## BEGIN Information supplied

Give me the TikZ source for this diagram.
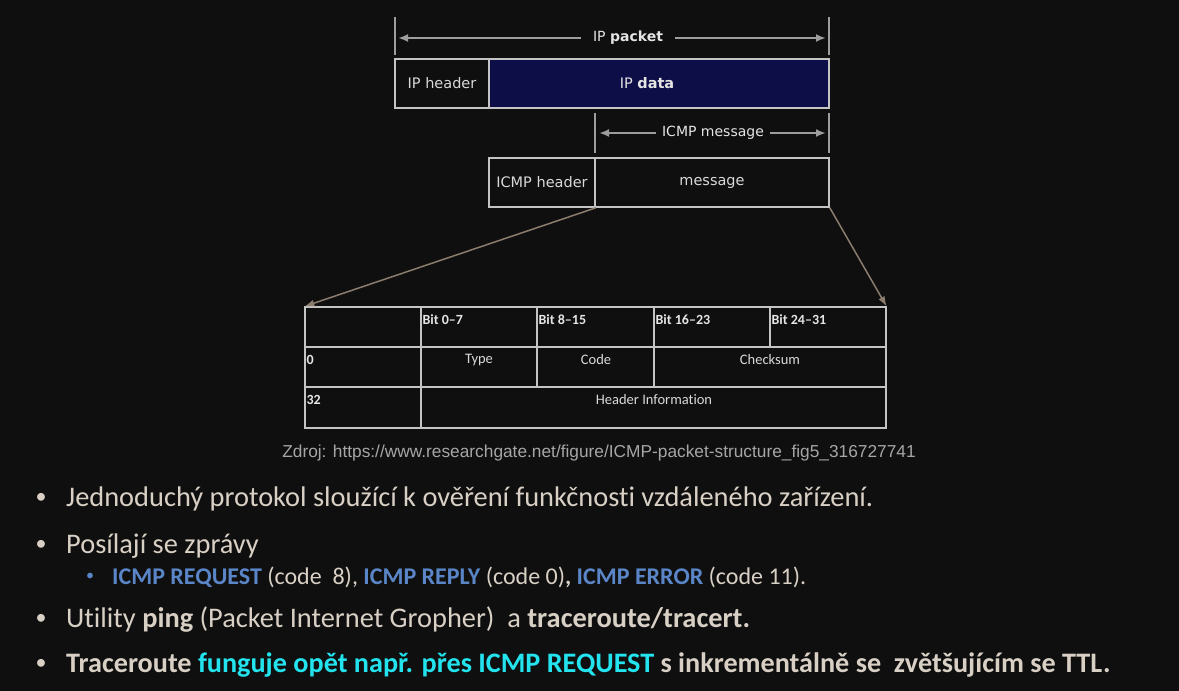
\documentclass[tikz,border=0pt]{standalone}
\usepackage{fontspec}
\setmainfont{Carlito}[Ligatures=NoCommon]
\newfontfamily\dejavu{DejaVu Sans}
\newfontfamily\arialf{Liberation Sans}
\usetikzlibrary{arrows.meta}

\definecolor{bgc}{HTML}{0F0F0F}
\definecolor{boxline}{HTML}{C4C4C4}
\definecolor{navyfill}{HTML}{0D0D47}
\definecolor{beige}{HTML}{D9D0C5}
\definecolor{icmpblue}{HTML}{5A86C8}
\definecolor{cyanhl}{HTML}{22E3EE}
\definecolor{srcgray}{HTML}{A6A6A6}
\definecolor{diagc}{HTML}{8B7D6E}

\tikzset{
  pktbox/.style={draw=boxline, line width=1.6pt, minimum height=49pt, inner sep=0pt,
    text=white!85!black, font=\dejavu\fontsize{14.5}{16}\selectfont},
  dimline/.style={draw=boxline!80!black, line width=2pt},
  dimarrow/.style={draw=boxline!80!black, line width=2pt, -{Latex[length=10pt,width=8pt]}},
  dimlbl/.style={text=white!90!black, inner sep=12pt, font=\dejavu\fontsize{14}{16}\selectfont},
  tabline/.style={draw=boxline, line width=1.2pt},
  tabhead/.style={anchor=west, text=white!90!black, font=\bfseries\fontsize{14}{16}\selectfont},
  tabcell/.style={text=white!85!black, font=\fontsize{14.5}{16}\selectfont},
  linkarrow/.style={draw=diagc, line width=1.5pt, -{Latex[length=10pt,width=7pt]}},
  bulletline/.style={anchor=base west, text=beige, inner sep=0pt, font=\fontsize{28.4}{32}\selectfont},
  subline/.style={anchor=base west, text=beige, inner sep=0pt, font=\fontsize{24}{27}\selectfont},
  bulletdot/.style={text=beige, inner sep=0pt, font=\fontsize{22}{24}\selectfont},
  subdot/.style={text=icmpblue, inner sep=0pt, font=\fontsize{16}{18}\selectfont},
}

\begin{document}
\begin{tikzpicture}[x=1pt, y=-1pt]
\fill[bgc] (0,0) rectangle (1179,691);
\useasboundingbox (0,0) rectangle (1179,691);

% IP packet
\draw[dimline] (395,17) -- (395,55);
\draw[dimline] (829,17) -- (829,55);
\node[dimlbl] (ippkt) at (628,38) {IP \textbf{packet}};
\draw[dimarrow] (ippkt.west) -- (398,38);
\draw[dimarrow] (ippkt.east) -- (826,38);

\node[pktbox, minimum width=94pt] (iphdr) at (442,83.5) {IP header};
\node[pktbox, fill=navyfill, minimum width=340pt] (ipdata) at (659,83.5) {};
\node[text=white!90!black, font=\dejavu\fontsize{14.5}{16}\selectfont] (ipdatalbl) at (647,83.5) {IP \textbf{data}};

% ICMP message
\draw[dimline] (595,113) -- (595,153);
\draw[dimline] (829,113) -- (829,153);
\node[dimlbl, inner sep=6pt] (icmpmsg) at (713,133) {ICMP message};
\draw[dimarrow] (icmpmsg.west) -- (599,133);
\draw[dimarrow] (icmpmsg.east) -- (826,133);

\node[pktbox, minimum width=106pt] (icmphdr) at (542,182.5) {ICMP header};
\node[pktbox, minimum width=234pt] (msg) at (712,182.5) {\strut message};

% ICMP header table
\node[tabline, draw, minimum width=581pt, minimum height=121pt, inner sep=0pt] (tab) at (595.5,367.5) {};
\draw[tabline] (305,347) -- (886,347);
\draw[tabline] (305,387) -- (886,387);
\draw[tabline] (421,307) -- (421,428);
\draw[tabline] (537,307) -- (537,387);
\draw[tabline] (654,307) -- (654,387);
\draw[tabline] (770,307) -- (770,347);

\node[tabhead] at (419,320) {Bit 0--7};
\node[tabhead] at (535,320) {Bit 8--15};
\node[tabhead] at (652,320) {Bit 16--23};
\node[tabhead] at (768,320) {Bit 24--31};
\node[tabhead] at (303,360) {0};
\node[tabhead] at (303,400) {32};
\node[tabcell] at (479,360) {Type};
\node[tabcell] at (596,360) {Code};
\node[tabcell] at (770,360) {Checksum};
\node[tabcell] at (654,400) {Header Information};

\draw[linkarrow] (icmphdr.south east) -- (tab.north west);
\draw[linkarrow] (msg.south east) -- (tab.north east);

\node[text=srcgray, font=\arialf\fontsize{17.3}{20}\selectfont] (src) at (599,453)
  {Zdroj: https://www.researchgate.net/figure/ICMP-packet-structure\_fig5\_316727741};

% bullets
\node[bulletdot] at (41,498) {•};
\node[bulletline] at (66,506) {Jednoduchý protokol sloužící k ověření funkčnosti vzdáleného zařízení.};
\node[bulletdot] at (41,545) {•};
\node[bulletline] at (66,553) {Posílají se zprávy};
\node[subdot] at (90,577) {•};
\node[subline] at (112,584) {\textcolor{icmpblue}{\textbf{ICMP REQUEST}} (code~ 8), \textcolor{icmpblue}{\textbf{ICMP REPLY}} (code 0)\textbf{, }\textcolor{icmpblue}{\textbf{ICMP ERROR}} (code 11).};
\node[bulletdot] at (41,619) {•};
\node[bulletline] at (66,627) {Utility \textbf{ping} (Packet Internet Gropher)~ a \textbf{traceroute/tracert.}};
\node[bulletdot] at (41,664) {•};
\node[bulletline, font=\bfseries\fontsize{28.2}{32}\selectfont] at (66,672) {Traceroute \textcolor{cyanhl}{funguje opět např. přes ICMP REQUEST} s inkrementálně se~ zvětšujícím se TTL.};
\end{tikzpicture}
\end{document}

## END Information supplied

• _What is required_:
Without the pictures, write out all of the material exactly.

• _In response_:
Give me the TikZ source for this diagram.
\documentclass[tikz,border=0pt]{standalone}
\usepackage{fontspec}
\setmainfont{Carlito}[Ligatures=NoCommon]
\newfontfamily\dejavu{DejaVu Sans}
\newfontfamily\arialf{Liberation Sans}
\usetikzlibrary{arrows.meta}

\definecolor{bgc}{HTML}{0F0F0F}
\definecolor{boxline}{HTML}{C4C4C4}
\definecolor{navyfill}{HTML}{0D0D47}
\definecolor{beige}{HTML}{D9D0C5}
\definecolor{icmpblue}{HTML}{5A86C8}
\definecolor{cyanhl}{HTML}{22E3EE}
\definecolor{srcgray}{HTML}{A6A6A6}
\definecolor{diagc}{HTML}{8B7D6E}

\tikzset{
  pktbox/.style={draw=boxline, line width=1.6pt, minimum height=49pt, inner sep=0pt,
    text=white!85!black, font=\dejavu\fontsize{14.5}{16}\selectfont},
  dimline/.style={draw=boxline!80!black, line width=2pt},
  dimarrow/.style={draw=boxline!80!black, line width=2pt, -{Latex[length=10pt,width=8pt]}},
  dimlbl/.style={text=white!90!black, inner sep=12pt, font=\dejavu\fontsize{14}{16}\selectfont},
  tabline/.style={draw=boxline, line width=1.2pt},
  tabhead/.style={anchor=west, text=white!90!black, font=\bfseries\fontsize{14}{16}\selectfont},
  tabcell/.style={text=white!85!black, font=\fontsize{14.5}{16}\selectfont},
  linkarrow/.style={draw=diagc, line width=1.5pt, -{Latex[length=10pt,width=7pt]}},
  bulletline/.style={anchor=base west, text=beige, inner sep=0pt, font=\fontsize{28.4}{32}\selectfont},
  subline/.style={anchor=base west, text=beige, inner sep=0pt, font=\fontsize{24}{27}\selectfont},
  bulletdot/.style={text=beige, inner sep=0pt, font=\fontsize{22}{24}\selectfont},
  subdot/.style={text=icmpblue, inner sep=0pt, font=\fontsize{16}{18}\selectfont},
}

\begin{document}
\begin{tikzpicture}[x=1pt, y=-1pt]
\fill[bgc] (0,0) rectangle (1179,691);
\useasboundingbox (0,0) rectangle (1179,691);

% IP packet
\draw[dimline] (395,17) -- (395,55);
\draw[dimline] (829,17) -- (829,55);
\node[dimlbl] (ippkt) at (628,38) {IP \textbf{packet}};
\draw[dimarrow] (ippkt.west) -- (398,38);
\draw[dimarrow] (ippkt.east) -- (826,38);

\node[pktbox, minimum width=94pt] (iphdr) at (442,83.5) {IP header};
\node[pktbox, fill=navyfill, minimum width=340pt] (ipdata) at (659,83.5) {};
\node[text=white!90!black, font=\dejavu\fontsize{14.5}{16}\selectfont] (ipdatalbl) at (647,83.5) {IP \textbf{data}};

% ICMP message
\draw[dimline] (595,113) -- (595,153);
\draw[dimline] (829,113) -- (829,153);
\node[dimlbl, inner sep=6pt] (icmpmsg) at (713,133) {ICMP message};
\draw[dimarrow] (icmpmsg.west) -- (599,133);
\draw[dimarrow] (icmpmsg.east) -- (826,133);

\node[pktbox, minimum width=106pt] (icmphdr) at (542,182.5) {ICMP header};
\node[pktbox, minimum width=234pt] (msg) at (712,182.5) {\strut message};

% ICMP header table
\node[tabline, draw, minimum width=581pt, minimum height=121pt, inner sep=0pt] (tab) at (595.5,367.5) {};
\draw[tabline] (305,347) -- (886,347);
\draw[tabline] (305,387) -- (886,387);
\draw[tabline] (421,307) -- (421,428);
\draw[tabline] (537,307) -- (537,387);
\draw[tabline] (654,307) -- (654,387);
\draw[tabline] (770,307) -- (770,347);

\node[tabhead] at (419,320) {Bit 0--7};
\node[tabhead] at (535,320) {Bit 8--15};
\node[tabhead] at (652,320) {Bit 16--23};
\node[tabhead] at (768,320) {Bit 24--31};
\node[tabhead] at (303,360) {0};
\node[tabhead] at (303,400) {32};
\node[tabcell] at (479,360) {Type};
\node[tabcell] at (596,360) {Code};
\node[tabcell] at (770,360) {Checksum};
\node[tabcell] at (654,400) {Header Information};

\draw[linkarrow] (icmphdr.south east) -- (tab.north west);
\draw[linkarrow] (msg.south east) -- (tab.north east);

\node[text=srcgray, font=\arialf\fontsize{17.3}{20}\selectfont] (src) at (599,453)
  {Zdroj: https://www.researchgate.net/figure/ICMP-packet-structure\_fig5\_316727741};

% bullets
\node[bulletdot] at (41,498) {•};
\node[bulletline] at (66,506) {Jednoduchý protokol sloužící k ověření funkčnosti vzdáleného zařízení.};
\node[bulletdot] at (41,545) {•};
\node[bulletline] at (66,553) {Posílají se zprávy};
\node[subdot] at (90,577) {•};
\node[subline] at (112,584) {\textcolor{icmpblue}{\textbf{ICMP REQUEST}} (code~ 8), \textcolor{icmpblue}{\textbf{ICMP REPLY}} (code 0)\textbf{, }\textcolor{icmpblue}{\textbf{ICMP ERROR}} (code 11).};
\node[bulletdot] at (41,619) {•};
\node[bulletline] at (66,627) {Utility \textbf{ping} (Packet Internet Gropher)~ a \textbf{traceroute/tracert.}};
\node[bulletdot] at (41,664) {•};
\node[bulletline, font=\bfseries\fontsize{28.2}{32}\selectfont] at (66,672) {Traceroute \textcolor{cyanhl}{funguje opět např. přes ICMP REQUEST} s inkrementálně se~ zvětšujícím se TTL.};
\end{tikzpicture}
\end{document}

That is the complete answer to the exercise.